LETŠENG Diamond says it is under no obligation to advertise jobs for Basotho to provide certain services “where it has the capacity to undertake the same services”.
Letšeng Diamond boss, Motooane Thinyane, was responding to a threat to sue by a little-known political party called Yearn for Economic Sustainability (YES).

Matekane’s company, the Matekane Mining Investment Company (MMIC), had been providing blasting, haulage and drilling services at Letšeng mine since 2005.
The deal with the MMIC was terminated in December last year with the mining company saying it was improper because Matekane had now become a politician.

Letšeng Diamonds announced that it had reached an agreement with the MMIC to acquire its mining equipment at the mine and offered employment to its current employees in line with operational requirements.

“This will enable Letšeng to continue with its mining activities,” the company said in its statement.

This infuriated opposition parties that argued that the mine should have called interested Basotho companies to bid for the contract, saying it is provided for in the Minerals Act of 2005.

The leader of Yearn for Economic Sustainability (YES), Molefi Ntšonyana, wrote the mine last week threatening to sue for allegedly failing to follow section 11 of the Act.
Ntšonyana argued that the Act “does not grant the Letšeng Diamond 100 percent to mine with its good own equipment” but it should engage Basotho companies like it did with the MMIC.

Ntšonyana said Letšeng Diamond and the MMIC made the agreement to acquire the MMIC equipment so that the mine could continue with its mining activities “without any advertisement to seek qualified Basotho to provide such services”.

Ntšonyana said the agreement unilaterally denied Basotho a chance to tender for such services and ignored the fact that the government of Lesotho on behalf of Basotho own 30 percent in the Letšeng Diamond.

“It is advisable to reconsider your decision,” Ntšonyana said, adding that they would also write to the mining board requesting the resolution they made regarding this matter of insourcing mining activities.

He said the company should adhere to section 11 of the Mines and Minerals Act of 2005 and within 14 working days the matter should be reconsidered, “failing which we will have no choice but to drag the company to the courts of law”.

In his response, Thinyane said Ntšonyana must “revisit the section in question in full for its correct interpretation”.

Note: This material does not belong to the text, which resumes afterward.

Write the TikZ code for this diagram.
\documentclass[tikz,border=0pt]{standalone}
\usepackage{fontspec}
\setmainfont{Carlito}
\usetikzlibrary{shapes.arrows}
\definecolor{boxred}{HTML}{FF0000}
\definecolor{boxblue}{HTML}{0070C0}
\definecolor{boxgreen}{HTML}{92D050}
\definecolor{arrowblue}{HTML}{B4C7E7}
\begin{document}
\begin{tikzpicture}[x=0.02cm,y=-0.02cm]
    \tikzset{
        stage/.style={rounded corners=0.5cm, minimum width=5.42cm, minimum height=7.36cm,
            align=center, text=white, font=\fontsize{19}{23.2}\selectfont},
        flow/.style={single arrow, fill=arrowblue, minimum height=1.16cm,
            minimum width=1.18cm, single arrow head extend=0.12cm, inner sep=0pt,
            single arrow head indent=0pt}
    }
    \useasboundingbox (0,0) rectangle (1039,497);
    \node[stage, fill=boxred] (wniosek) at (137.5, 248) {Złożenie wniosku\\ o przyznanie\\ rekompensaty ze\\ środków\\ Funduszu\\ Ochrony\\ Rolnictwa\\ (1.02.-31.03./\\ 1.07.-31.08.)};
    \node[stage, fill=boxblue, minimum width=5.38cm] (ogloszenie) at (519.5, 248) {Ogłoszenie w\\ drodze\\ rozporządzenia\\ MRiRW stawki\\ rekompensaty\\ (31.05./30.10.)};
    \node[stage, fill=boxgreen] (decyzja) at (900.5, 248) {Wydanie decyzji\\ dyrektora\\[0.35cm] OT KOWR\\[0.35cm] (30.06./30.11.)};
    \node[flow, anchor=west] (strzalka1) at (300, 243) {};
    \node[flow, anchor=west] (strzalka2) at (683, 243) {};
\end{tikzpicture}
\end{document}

“Letšeng Diamond is under no obligation to advertise to seek qualified Basotho to provide services where it is willing and has the capacity to undertake the same services,” Thinyane said.

He said the decision relating to the agreement referred to has been through the necessary governance structures and is therefore procedural.
Thinyane said Letšeng is a corporate citizen that is fully compliant with the laws of Lesotho.